:: What you need to do ::
Look at each line of the records and count those with "this" in them. Please answer with the count alone.

============

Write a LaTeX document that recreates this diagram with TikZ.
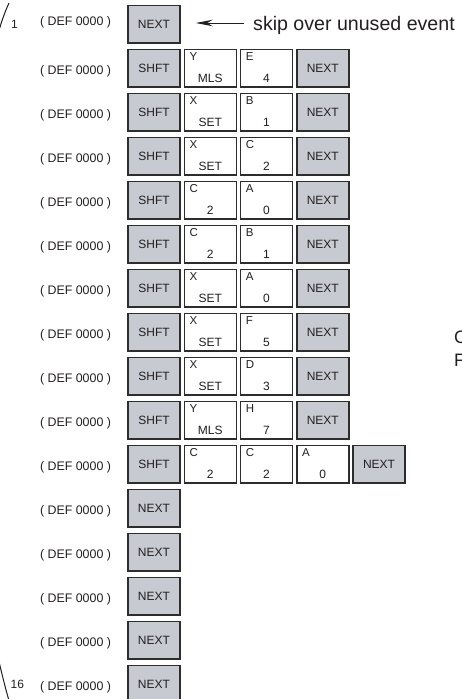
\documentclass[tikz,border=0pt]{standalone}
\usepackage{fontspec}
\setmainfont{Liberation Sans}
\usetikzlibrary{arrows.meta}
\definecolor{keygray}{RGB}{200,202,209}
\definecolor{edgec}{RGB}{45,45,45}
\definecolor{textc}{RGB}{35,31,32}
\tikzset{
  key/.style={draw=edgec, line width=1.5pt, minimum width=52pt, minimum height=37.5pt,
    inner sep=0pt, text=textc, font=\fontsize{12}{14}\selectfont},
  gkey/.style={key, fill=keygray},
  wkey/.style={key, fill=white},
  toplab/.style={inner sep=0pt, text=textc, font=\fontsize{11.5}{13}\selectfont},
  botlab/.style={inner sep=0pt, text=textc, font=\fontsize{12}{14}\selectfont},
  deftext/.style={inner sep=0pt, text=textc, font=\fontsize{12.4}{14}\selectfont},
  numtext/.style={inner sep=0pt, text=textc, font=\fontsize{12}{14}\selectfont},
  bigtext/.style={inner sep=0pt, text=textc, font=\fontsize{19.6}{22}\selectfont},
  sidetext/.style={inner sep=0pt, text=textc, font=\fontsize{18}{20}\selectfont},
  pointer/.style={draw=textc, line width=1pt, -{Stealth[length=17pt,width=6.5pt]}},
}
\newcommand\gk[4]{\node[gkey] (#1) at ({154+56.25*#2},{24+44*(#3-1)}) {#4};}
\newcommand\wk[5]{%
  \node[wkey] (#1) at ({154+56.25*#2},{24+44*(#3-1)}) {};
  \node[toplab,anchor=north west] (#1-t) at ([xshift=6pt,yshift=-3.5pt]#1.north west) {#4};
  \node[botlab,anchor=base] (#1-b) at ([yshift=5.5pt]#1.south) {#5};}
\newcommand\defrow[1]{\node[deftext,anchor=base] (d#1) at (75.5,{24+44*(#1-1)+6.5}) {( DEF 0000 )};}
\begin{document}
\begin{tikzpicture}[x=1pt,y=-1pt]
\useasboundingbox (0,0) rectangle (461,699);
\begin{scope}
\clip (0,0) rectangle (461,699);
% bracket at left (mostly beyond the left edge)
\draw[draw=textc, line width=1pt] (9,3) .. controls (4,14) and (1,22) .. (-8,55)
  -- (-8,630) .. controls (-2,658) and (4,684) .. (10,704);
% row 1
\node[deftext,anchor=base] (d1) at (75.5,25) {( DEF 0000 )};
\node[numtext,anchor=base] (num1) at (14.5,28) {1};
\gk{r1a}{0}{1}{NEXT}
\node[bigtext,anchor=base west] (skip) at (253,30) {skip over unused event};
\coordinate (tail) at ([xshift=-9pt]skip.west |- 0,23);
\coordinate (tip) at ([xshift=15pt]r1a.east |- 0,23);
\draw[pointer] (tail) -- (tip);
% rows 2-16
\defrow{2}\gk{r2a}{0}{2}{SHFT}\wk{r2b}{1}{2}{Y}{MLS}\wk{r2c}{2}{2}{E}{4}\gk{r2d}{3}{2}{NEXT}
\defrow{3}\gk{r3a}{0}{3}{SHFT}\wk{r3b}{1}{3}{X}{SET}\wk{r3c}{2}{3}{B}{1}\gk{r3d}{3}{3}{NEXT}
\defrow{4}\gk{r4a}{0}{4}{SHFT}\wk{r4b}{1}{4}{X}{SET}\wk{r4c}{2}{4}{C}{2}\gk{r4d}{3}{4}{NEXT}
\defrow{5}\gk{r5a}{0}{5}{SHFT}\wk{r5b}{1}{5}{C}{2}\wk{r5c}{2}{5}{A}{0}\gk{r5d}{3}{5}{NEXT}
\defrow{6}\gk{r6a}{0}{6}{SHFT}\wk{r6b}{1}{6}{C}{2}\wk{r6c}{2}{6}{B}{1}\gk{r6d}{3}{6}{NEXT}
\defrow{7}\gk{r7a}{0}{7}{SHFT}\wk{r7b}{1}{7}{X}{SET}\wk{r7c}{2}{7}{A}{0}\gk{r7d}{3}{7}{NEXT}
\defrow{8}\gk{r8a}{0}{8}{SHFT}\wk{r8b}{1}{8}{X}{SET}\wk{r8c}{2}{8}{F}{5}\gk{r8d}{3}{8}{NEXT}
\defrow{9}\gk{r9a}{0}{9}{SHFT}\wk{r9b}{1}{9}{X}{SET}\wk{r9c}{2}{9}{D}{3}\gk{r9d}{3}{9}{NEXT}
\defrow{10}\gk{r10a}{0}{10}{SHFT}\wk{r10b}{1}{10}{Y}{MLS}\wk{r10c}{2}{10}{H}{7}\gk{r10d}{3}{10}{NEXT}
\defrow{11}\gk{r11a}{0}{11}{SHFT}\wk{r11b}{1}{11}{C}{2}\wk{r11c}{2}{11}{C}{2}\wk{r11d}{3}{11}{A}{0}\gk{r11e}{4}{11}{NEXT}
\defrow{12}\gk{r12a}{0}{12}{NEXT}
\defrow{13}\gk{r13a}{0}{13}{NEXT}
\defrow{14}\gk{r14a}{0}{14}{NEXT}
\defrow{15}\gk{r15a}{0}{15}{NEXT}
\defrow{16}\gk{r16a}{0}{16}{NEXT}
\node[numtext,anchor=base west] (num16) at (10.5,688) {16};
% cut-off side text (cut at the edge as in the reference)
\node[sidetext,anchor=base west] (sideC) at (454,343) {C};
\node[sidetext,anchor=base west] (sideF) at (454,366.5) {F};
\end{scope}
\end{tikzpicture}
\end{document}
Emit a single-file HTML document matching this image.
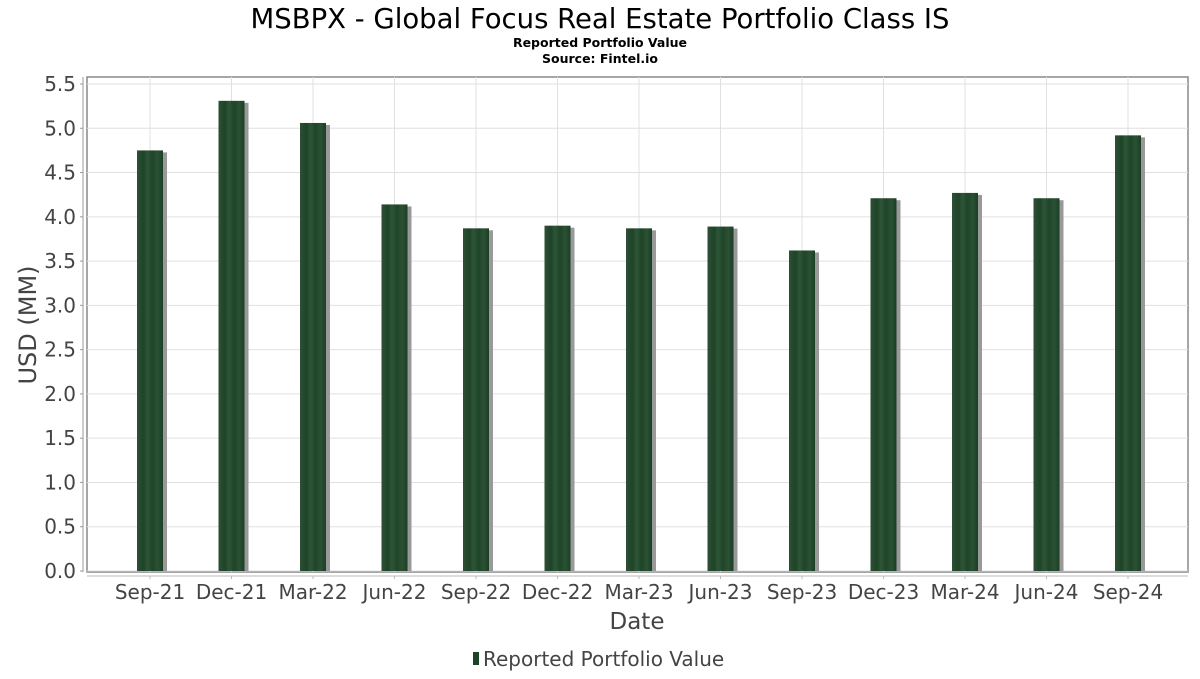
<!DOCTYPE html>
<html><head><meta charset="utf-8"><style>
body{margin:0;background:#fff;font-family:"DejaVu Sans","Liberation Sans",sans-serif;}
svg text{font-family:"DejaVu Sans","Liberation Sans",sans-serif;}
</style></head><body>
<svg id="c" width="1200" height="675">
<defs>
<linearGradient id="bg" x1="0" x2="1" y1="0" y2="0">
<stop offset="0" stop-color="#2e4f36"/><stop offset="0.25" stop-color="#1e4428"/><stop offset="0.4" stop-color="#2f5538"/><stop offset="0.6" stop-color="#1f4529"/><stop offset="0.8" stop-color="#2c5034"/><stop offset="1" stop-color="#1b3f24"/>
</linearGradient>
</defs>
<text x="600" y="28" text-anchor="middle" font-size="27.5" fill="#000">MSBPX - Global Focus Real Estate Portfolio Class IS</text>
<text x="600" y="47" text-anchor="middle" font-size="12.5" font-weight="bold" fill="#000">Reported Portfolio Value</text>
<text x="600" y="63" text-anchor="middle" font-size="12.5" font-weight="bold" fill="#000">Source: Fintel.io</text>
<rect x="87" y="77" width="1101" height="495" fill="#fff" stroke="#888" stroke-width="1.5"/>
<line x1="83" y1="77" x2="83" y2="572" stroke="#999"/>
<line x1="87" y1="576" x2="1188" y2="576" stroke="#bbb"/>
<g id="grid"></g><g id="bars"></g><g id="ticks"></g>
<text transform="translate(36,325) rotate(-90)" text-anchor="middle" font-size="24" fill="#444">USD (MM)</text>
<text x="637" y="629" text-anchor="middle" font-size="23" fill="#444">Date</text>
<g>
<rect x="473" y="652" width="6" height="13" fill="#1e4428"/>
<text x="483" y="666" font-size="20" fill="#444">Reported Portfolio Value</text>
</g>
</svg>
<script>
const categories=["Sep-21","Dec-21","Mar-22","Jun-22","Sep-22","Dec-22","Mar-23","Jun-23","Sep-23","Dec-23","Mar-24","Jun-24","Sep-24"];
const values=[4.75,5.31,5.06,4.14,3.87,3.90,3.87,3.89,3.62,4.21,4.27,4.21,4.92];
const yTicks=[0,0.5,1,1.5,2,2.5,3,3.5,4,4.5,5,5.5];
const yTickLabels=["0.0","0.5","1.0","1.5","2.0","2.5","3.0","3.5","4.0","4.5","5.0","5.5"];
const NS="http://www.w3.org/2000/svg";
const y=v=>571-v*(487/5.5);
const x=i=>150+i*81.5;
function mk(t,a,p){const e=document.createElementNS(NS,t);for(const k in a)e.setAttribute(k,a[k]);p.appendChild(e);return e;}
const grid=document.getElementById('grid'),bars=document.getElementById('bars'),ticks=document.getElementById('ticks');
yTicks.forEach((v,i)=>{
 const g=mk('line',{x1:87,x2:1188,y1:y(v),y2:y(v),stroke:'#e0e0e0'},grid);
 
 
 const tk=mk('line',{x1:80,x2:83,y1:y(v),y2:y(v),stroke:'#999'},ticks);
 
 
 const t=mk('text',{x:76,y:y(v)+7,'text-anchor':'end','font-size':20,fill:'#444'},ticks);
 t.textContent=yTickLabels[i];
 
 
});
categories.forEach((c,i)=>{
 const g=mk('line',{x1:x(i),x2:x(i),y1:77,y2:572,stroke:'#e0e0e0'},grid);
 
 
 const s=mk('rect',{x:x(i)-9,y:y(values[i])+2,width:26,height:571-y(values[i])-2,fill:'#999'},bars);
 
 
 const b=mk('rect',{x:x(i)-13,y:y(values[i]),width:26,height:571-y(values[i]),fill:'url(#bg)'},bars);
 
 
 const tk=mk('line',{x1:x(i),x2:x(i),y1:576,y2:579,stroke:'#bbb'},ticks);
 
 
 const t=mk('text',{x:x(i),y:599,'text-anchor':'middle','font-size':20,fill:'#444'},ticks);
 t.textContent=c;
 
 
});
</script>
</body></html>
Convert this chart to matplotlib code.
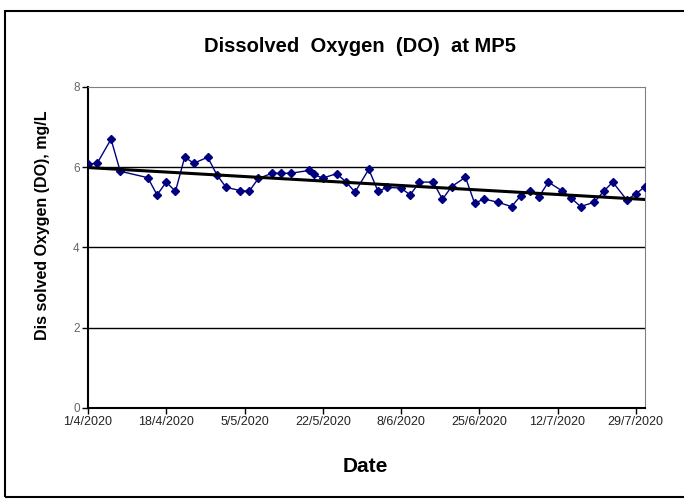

============

:: Complete output ::
3